▸ **AIM**
From the first line of the listing below, retype each line up to and including the one with "import matplotlib.pyplot as plt"; pictures stay out.

▸ **RECORDED DATA**
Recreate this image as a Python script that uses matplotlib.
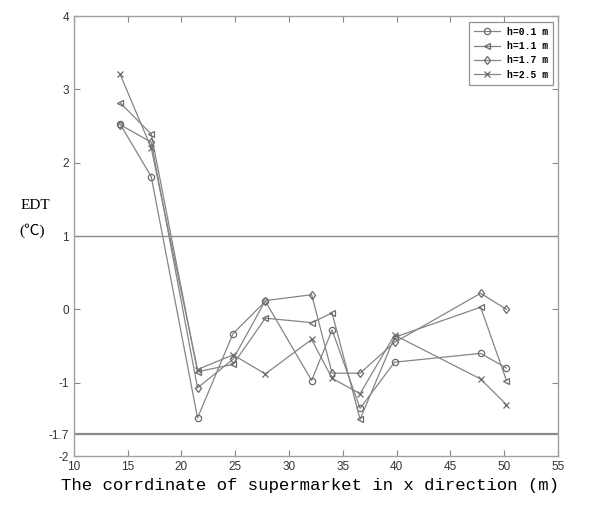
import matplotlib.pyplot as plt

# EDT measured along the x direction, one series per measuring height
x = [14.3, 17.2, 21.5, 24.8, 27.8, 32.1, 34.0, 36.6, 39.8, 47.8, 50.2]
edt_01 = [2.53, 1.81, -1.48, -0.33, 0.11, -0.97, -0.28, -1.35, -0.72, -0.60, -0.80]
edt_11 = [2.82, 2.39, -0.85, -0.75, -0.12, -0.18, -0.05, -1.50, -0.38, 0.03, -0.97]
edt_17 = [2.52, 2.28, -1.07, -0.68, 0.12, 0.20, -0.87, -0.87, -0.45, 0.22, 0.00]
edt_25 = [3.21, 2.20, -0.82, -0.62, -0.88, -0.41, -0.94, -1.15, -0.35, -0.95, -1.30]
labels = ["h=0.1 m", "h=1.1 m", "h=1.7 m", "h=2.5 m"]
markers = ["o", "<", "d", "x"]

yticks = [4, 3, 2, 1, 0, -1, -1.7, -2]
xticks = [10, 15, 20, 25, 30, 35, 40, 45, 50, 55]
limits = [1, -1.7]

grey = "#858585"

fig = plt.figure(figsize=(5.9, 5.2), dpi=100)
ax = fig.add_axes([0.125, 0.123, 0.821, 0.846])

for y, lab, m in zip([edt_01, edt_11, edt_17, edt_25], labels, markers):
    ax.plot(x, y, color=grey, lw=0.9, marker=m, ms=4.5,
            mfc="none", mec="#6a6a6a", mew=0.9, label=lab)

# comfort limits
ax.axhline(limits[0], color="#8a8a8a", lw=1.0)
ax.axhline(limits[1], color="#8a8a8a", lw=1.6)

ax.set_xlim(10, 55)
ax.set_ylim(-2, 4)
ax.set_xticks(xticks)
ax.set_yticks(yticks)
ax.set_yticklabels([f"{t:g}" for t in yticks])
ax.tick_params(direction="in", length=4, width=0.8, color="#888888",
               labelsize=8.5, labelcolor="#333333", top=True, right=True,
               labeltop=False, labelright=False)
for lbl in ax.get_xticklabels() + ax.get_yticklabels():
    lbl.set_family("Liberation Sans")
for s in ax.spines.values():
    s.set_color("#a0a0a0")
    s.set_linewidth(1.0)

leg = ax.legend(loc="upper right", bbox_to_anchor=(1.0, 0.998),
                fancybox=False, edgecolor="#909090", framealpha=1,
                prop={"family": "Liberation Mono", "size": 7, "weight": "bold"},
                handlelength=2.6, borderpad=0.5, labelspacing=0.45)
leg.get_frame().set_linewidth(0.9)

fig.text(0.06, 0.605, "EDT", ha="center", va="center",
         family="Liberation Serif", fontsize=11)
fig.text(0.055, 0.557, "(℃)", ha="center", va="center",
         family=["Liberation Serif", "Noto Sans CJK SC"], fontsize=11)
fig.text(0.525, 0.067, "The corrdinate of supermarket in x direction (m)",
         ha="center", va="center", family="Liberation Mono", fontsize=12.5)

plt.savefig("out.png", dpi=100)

▸ **CORRECT ANSWER**
Recreate this image as a Python script that uses matplotlib.
import matplotlib.pyplot as plt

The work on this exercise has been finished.